===== Supplied material =====

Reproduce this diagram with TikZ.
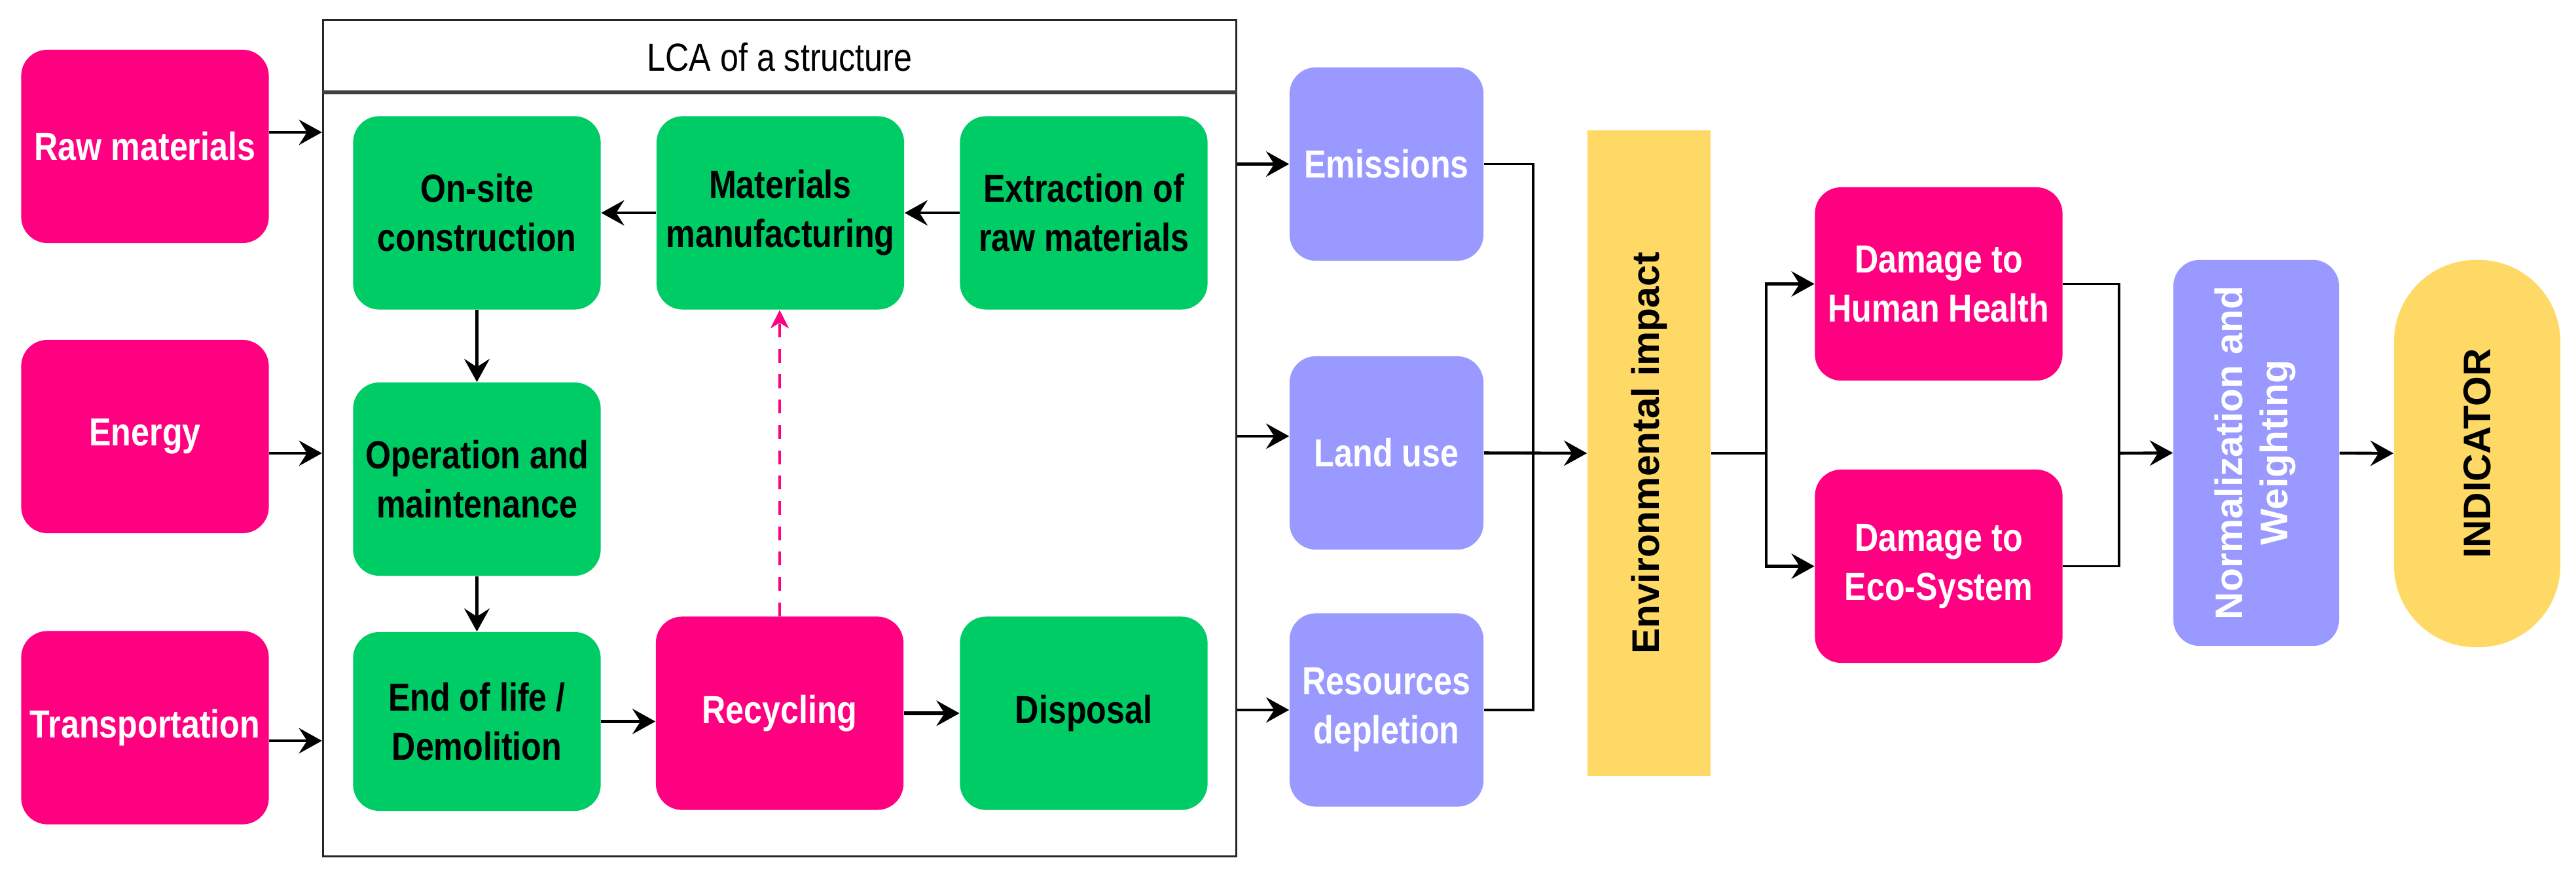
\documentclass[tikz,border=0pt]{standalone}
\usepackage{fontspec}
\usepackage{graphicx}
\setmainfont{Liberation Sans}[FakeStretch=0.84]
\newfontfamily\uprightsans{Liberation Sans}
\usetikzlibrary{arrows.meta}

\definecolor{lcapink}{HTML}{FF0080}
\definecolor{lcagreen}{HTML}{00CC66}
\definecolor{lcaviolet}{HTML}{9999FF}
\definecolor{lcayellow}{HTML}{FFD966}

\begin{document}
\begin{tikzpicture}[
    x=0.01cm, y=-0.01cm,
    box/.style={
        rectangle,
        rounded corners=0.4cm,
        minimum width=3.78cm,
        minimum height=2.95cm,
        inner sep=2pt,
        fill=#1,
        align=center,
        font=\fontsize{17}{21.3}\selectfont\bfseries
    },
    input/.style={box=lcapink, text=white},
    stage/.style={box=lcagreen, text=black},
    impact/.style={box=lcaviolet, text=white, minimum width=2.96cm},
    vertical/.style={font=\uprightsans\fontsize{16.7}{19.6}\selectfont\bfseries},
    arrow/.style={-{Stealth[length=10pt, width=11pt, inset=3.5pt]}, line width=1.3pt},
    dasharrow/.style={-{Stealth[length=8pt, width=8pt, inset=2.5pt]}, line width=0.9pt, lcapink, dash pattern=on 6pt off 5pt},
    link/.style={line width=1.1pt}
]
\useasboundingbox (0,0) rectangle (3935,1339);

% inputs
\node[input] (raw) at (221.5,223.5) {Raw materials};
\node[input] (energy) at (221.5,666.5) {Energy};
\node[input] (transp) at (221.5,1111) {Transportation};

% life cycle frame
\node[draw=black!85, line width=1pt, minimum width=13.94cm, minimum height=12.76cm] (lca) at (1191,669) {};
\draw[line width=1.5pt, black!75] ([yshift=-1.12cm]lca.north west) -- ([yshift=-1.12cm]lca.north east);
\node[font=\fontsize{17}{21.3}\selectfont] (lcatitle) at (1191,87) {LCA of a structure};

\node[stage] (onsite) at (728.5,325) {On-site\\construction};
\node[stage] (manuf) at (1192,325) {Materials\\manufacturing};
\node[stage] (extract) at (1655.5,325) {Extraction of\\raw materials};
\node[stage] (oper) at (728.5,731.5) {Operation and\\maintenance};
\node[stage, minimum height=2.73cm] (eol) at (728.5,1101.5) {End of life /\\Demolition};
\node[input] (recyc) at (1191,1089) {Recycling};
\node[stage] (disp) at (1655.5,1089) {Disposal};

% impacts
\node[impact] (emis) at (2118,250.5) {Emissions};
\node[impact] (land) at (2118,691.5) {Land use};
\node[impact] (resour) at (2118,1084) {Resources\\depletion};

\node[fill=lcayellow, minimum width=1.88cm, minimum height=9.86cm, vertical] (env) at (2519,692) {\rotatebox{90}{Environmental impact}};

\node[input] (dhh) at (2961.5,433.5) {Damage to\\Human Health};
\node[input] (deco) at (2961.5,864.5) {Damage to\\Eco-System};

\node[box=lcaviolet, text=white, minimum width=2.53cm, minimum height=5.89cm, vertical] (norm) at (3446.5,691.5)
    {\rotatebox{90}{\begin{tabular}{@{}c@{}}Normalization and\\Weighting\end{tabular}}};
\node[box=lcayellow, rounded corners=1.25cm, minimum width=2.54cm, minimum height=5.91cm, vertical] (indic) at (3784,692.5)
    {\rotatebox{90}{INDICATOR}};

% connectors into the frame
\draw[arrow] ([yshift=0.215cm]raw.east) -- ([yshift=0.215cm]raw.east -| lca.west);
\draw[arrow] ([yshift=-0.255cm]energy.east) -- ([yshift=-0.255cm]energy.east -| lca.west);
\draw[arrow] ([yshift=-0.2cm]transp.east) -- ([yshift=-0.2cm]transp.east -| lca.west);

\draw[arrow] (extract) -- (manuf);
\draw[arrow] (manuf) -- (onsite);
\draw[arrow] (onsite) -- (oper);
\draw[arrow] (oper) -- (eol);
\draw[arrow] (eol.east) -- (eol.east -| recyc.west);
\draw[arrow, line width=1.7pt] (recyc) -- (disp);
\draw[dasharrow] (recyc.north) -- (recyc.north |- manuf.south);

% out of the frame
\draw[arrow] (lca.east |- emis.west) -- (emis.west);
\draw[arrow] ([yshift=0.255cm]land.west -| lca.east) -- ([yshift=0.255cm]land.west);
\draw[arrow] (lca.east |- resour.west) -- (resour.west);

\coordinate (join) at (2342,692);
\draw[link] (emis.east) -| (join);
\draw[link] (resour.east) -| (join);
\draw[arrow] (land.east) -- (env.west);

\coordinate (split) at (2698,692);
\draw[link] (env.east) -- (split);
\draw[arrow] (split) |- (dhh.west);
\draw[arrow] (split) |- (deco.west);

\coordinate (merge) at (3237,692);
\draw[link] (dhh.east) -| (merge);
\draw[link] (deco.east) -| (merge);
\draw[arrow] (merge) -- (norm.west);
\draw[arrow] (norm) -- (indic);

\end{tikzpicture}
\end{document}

=====

Transcribe the whole listing exactly. Pictures stay out of your copy.

Reproduce this diagram with TikZ.
\documentclass[tikz,border=0pt]{standalone}
\usepackage{fontspec}
\usepackage{graphicx}
\setmainfont{Liberation Sans}[FakeStretch=0.84]
\newfontfamily\uprightsans{Liberation Sans}
\usetikzlibrary{arrows.meta}

\definecolor{lcapink}{HTML}{FF0080}
\definecolor{lcagreen}{HTML}{00CC66}
\definecolor{lcaviolet}{HTML}{9999FF}
\definecolor{lcayellow}{HTML}{FFD966}

\begin{document}
\begin{tikzpicture}[
    x=0.01cm, y=-0.01cm,
    box/.style={
        rectangle,
        rounded corners=0.4cm,
        minimum width=3.78cm,
        minimum height=2.95cm,
        inner sep=2pt,
        fill=#1,
        align=center,
        font=\fontsize{17}{21.3}\selectfont\bfseries
    },
    input/.style={box=lcapink, text=white},
    stage/.style={box=lcagreen, text=black},
    impact/.style={box=lcaviolet, text=white, minimum width=2.96cm},
    vertical/.style={font=\uprightsans\fontsize{16.7}{19.6}\selectfont\bfseries},
    arrow/.style={-{Stealth[length=10pt, width=11pt, inset=3.5pt]}, line width=1.3pt},
    dasharrow/.style={-{Stealth[length=8pt, width=8pt, inset=2.5pt]}, line width=0.9pt, lcapink, dash pattern=on 6pt off 5pt},
    link/.style={line width=1.1pt}
]
\useasboundingbox (0,0) rectangle (3935,1339);

% inputs
\node[input] (raw) at (221.5,223.5) {Raw materials};
\node[input] (energy) at (221.5,666.5) {Energy};
\node[input] (transp) at (221.5,1111) {Transportation};

% life cycle frame
\node[draw=black!85, line width=1pt, minimum width=13.94cm, minimum height=12.76cm] (lca) at (1191,669) {};
\draw[line width=1.5pt, black!75] ([yshift=-1.12cm]lca.north west) -- ([yshift=-1.12cm]lca.north east);
\node[font=\fontsize{17}{21.3}\selectfont] (lcatitle) at (1191,87) {LCA of a structure};

\node[stage] (onsite) at (728.5,325) {On-site\\construction};
\node[stage] (manuf) at (1192,325) {Materials\\manufacturing};
\node[stage] (extract) at (1655.5,325) {Extraction of\\raw materials};
\node[stage] (oper) at (728.5,731.5) {Operation and\\maintenance};
\node[stage, minimum height=2.73cm] (eol) at (728.5,1101.5) {End of life /\\Demolition};
\node[input] (recyc) at (1191,1089) {Recycling};
\node[stage] (disp) at (1655.5,1089) {Disposal};

% impacts
\node[impact] (emis) at (2118,250.5) {Emissions};
\node[impact] (land) at (2118,691.5) {Land use};
\node[impact] (resour) at (2118,1084) {Resources\\depletion};

\node[fill=lcayellow, minimum width=1.88cm, minimum height=9.86cm, vertical] (env) at (2519,692) {\rotatebox{90}{Environmental impact}};

\node[input] (dhh) at (2961.5,433.5) {Damage to\\Human Health};
\node[input] (deco) at (2961.5,864.5) {Damage to\\Eco-System};

\node[box=lcaviolet, text=white, minimum width=2.53cm, minimum height=5.89cm, vertical] (norm) at (3446.5,691.5)
    {\rotatebox{90}{\begin{tabular}{@{}c@{}}Normalization and\\Weighting\end{tabular}}};
\node[box=lcayellow, rounded corners=1.25cm, minimum width=2.54cm, minimum height=5.91cm, vertical] (indic) at (3784,692.5)
    {\rotatebox{90}{INDICATOR}};

% connectors into the frame
\draw[arrow] ([yshift=0.215cm]raw.east) -- ([yshift=0.215cm]raw.east -| lca.west);
\draw[arrow] ([yshift=-0.255cm]energy.east) -- ([yshift=-0.255cm]energy.east -| lca.west);
\draw[arrow] ([yshift=-0.2cm]transp.east) -- ([yshift=-0.2cm]transp.east -| lca.west);

\draw[arrow] (extract) -- (manuf);
\draw[arrow] (manuf) -- (onsite);
\draw[arrow] (onsite) -- (oper);
\draw[arrow] (oper) -- (eol);
\draw[arrow] (eol.east) -- (eol.east -| recyc.west);
\draw[arrow, line width=1.7pt] (recyc) -- (disp);
\draw[dasharrow] (recyc.north) -- (recyc.north |- manuf.south);

% out of the frame
\draw[arrow] (lca.east |- emis.west) -- (emis.west);
\draw[arrow] ([yshift=0.255cm]land.west -| lca.east) -- ([yshift=0.255cm]land.west);
\draw[arrow] (lca.east |- resour.west) -- (resour.west);

\coordinate (join) at (2342,692);
\draw[link] (emis.east) -| (join);
\draw[link] (resour.east) -| (join);
\draw[arrow] (land.east) -- (env.west);

\coordinate (split) at (2698,692);
\draw[link] (env.east) -- (split);
\draw[arrow] (split) |- (dhh.west);
\draw[arrow] (split) |- (deco.west);

\coordinate (merge) at (3237,692);
\draw[link] (dhh.east) -| (merge);
\draw[link] (deco.east) -| (merge);
\draw[arrow] (merge) -- (norm.west);
\draw[arrow] (norm) -- (indic);

\end{tikzpicture}
\end{document}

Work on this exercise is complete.